> _Your instructions_
Extract the lines from the start through the line that holds "81, 93, 98.8]", both included, omitting all images.

-- START OF Recorded data --

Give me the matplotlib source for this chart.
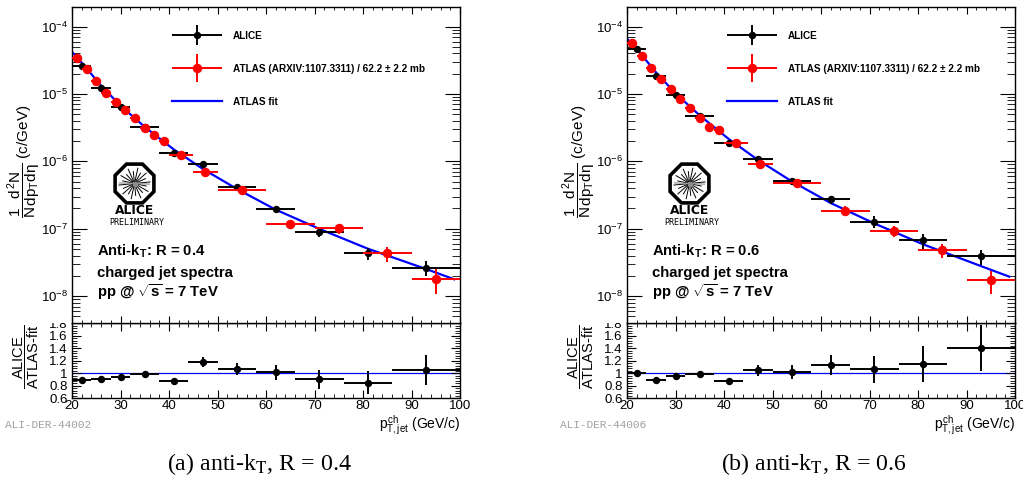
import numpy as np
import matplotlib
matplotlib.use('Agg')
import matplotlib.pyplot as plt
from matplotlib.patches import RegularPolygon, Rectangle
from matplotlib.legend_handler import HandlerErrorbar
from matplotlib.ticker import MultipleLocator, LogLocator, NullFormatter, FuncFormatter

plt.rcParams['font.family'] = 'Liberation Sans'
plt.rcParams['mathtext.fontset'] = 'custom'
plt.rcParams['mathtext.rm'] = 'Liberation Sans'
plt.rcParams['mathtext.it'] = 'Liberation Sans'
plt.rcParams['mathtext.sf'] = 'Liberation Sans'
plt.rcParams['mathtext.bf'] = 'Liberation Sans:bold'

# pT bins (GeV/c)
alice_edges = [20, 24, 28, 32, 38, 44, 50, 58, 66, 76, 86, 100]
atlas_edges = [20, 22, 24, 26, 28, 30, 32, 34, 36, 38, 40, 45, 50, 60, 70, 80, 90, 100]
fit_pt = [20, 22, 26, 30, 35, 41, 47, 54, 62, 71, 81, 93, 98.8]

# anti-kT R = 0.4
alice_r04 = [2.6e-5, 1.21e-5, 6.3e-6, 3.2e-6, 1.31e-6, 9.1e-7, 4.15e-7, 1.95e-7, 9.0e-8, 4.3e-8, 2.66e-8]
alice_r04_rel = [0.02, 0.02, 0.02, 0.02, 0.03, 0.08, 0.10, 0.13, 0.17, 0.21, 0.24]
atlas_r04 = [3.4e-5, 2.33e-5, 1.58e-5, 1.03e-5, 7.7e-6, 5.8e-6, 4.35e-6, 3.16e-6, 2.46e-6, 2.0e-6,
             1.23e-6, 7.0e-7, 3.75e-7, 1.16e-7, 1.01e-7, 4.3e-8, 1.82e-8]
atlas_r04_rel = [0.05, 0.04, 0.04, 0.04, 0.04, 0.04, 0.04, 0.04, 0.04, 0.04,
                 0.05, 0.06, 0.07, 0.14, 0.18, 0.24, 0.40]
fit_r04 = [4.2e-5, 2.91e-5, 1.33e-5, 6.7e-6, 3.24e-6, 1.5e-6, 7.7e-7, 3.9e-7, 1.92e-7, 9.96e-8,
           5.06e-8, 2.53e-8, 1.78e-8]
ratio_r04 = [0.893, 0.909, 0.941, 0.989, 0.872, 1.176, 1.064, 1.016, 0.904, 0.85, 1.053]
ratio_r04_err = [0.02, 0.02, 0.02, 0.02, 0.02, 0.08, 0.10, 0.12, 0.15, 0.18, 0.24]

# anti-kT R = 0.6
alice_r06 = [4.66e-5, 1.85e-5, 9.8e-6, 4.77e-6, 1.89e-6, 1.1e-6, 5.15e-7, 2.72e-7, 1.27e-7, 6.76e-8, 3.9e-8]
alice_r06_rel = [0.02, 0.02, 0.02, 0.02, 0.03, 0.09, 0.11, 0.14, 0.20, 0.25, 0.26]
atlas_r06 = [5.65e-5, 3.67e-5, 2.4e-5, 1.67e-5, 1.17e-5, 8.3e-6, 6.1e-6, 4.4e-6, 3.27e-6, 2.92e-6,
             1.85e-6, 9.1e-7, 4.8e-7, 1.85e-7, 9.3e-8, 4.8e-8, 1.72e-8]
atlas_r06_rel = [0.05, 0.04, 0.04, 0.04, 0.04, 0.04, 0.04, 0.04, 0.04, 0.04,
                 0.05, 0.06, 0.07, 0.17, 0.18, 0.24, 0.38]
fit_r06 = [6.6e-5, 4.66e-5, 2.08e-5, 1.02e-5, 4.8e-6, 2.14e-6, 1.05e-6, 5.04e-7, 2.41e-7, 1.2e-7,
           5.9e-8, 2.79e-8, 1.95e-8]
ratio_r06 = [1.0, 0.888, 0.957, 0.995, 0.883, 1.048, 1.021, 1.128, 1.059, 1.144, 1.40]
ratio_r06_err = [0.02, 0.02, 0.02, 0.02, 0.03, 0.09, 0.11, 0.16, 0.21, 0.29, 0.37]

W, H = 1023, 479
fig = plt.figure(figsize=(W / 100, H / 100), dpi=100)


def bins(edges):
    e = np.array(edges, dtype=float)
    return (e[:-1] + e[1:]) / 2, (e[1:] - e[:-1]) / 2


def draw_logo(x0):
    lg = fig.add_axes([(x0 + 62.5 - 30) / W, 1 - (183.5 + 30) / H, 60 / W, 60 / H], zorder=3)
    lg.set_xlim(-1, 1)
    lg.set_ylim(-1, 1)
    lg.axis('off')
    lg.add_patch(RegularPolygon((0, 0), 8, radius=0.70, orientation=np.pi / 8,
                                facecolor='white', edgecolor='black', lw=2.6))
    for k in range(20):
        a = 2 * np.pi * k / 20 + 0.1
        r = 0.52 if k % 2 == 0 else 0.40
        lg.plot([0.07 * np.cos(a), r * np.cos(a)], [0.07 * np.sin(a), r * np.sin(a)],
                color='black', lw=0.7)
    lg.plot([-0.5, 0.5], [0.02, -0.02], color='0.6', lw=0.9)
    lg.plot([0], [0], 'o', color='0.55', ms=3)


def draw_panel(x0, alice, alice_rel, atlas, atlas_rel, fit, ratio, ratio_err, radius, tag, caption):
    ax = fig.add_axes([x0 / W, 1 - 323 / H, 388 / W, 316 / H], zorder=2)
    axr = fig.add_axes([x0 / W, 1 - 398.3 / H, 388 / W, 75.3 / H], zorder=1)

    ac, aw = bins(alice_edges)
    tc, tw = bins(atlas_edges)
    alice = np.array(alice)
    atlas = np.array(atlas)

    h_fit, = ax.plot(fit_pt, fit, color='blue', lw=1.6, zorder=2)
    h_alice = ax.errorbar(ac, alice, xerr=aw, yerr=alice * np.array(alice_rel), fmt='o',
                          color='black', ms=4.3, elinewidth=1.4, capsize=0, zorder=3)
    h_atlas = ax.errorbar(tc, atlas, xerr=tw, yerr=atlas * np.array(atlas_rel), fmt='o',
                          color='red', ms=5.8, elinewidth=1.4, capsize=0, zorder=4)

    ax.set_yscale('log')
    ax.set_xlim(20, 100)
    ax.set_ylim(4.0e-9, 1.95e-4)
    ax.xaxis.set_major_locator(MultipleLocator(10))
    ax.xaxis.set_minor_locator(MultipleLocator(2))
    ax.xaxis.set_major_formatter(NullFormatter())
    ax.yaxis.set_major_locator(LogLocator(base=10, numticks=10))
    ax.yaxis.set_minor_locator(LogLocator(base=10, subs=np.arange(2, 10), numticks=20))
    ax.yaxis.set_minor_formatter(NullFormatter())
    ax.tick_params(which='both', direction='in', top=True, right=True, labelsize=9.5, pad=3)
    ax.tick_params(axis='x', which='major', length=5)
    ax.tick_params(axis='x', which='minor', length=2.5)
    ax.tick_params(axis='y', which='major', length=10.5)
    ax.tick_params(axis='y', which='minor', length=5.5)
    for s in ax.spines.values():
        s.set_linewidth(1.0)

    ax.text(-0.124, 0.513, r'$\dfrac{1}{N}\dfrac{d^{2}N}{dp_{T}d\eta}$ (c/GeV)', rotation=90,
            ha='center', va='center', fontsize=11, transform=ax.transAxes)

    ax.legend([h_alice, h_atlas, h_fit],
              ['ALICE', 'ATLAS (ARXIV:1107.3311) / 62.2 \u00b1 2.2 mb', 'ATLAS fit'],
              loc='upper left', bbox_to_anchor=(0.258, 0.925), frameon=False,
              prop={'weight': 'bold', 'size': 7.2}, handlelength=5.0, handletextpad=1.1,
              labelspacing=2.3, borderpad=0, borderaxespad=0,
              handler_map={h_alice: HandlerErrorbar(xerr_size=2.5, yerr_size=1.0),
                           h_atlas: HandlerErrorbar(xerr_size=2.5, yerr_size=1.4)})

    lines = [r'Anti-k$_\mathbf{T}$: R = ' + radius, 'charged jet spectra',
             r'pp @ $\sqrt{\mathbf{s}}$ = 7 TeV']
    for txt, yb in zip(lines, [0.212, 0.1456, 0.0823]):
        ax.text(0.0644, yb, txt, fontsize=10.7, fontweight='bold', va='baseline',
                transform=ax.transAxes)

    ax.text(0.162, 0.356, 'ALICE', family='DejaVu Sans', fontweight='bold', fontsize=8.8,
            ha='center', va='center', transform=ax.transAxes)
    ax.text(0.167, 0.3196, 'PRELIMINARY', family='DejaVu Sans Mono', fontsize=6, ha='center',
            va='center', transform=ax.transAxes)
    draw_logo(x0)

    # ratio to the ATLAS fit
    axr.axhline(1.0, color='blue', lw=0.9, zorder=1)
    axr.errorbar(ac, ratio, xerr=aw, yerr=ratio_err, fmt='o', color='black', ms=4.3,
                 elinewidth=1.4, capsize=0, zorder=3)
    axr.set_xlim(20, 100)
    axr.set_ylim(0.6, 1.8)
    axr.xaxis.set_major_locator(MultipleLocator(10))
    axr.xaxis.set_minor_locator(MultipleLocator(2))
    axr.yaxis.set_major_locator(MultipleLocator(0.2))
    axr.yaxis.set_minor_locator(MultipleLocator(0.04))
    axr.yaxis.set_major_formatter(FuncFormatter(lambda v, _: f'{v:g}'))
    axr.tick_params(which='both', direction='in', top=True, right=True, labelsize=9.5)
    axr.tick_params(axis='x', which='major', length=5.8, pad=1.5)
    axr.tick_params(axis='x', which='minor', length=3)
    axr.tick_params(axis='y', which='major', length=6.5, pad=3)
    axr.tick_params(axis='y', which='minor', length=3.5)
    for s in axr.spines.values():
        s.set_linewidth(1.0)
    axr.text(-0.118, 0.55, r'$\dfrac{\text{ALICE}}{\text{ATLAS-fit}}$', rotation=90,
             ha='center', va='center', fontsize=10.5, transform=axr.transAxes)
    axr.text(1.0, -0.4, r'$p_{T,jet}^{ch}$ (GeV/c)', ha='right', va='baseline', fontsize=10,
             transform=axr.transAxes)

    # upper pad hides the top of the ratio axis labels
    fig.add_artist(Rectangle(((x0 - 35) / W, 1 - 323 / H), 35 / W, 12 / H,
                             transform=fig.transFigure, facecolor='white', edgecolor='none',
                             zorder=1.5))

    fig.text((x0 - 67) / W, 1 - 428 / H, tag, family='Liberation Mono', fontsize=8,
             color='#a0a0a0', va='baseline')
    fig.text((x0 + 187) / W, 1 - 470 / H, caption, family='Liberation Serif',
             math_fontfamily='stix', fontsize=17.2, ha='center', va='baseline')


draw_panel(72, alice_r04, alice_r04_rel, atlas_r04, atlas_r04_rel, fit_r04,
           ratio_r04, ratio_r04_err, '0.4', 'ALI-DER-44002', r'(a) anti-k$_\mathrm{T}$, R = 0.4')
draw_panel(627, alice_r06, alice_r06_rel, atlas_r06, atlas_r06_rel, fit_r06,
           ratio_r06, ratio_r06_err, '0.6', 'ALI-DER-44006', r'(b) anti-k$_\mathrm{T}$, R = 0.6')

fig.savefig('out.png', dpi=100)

-- END OF Recorded data --

> _Answer for this exercise_
Give me the matplotlib source for this chart.
import numpy as np
import matplotlib
matplotlib.use('Agg')
import matplotlib.pyplot as plt
from matplotlib.patches import RegularPolygon, Rectangle
from matplotlib.legend_handler import HandlerErrorbar
from matplotlib.ticker import MultipleLocator, LogLocator, NullFormatter, FuncFormatter

plt.rcParams['font.family'] = 'Liberation Sans'
plt.rcParams['mathtext.fontset'] = 'custom'
plt.rcParams['mathtext.rm'] = 'Liberation Sans'
plt.rcParams['mathtext.it'] = 'Liberation Sans'
plt.rcParams['mathtext.sf'] = 'Liberation Sans'
plt.rcParams['mathtext.bf'] = 'Liberation Sans:bold'

# pT bins (GeV/c)
alice_edges = [20, 24, 28, 32, 38, 44, 50, 58, 66, 76, 86, 100]
atlas_edges = [20, 22, 24, 26, 28, 30, 32, 34, 36, 38, 40, 45, 50, 60, 70, 80, 90, 100]
fit_pt = [20, 22, 26, 30, 35, 41, 47, 54, 62, 71, 81, 93, 98.8]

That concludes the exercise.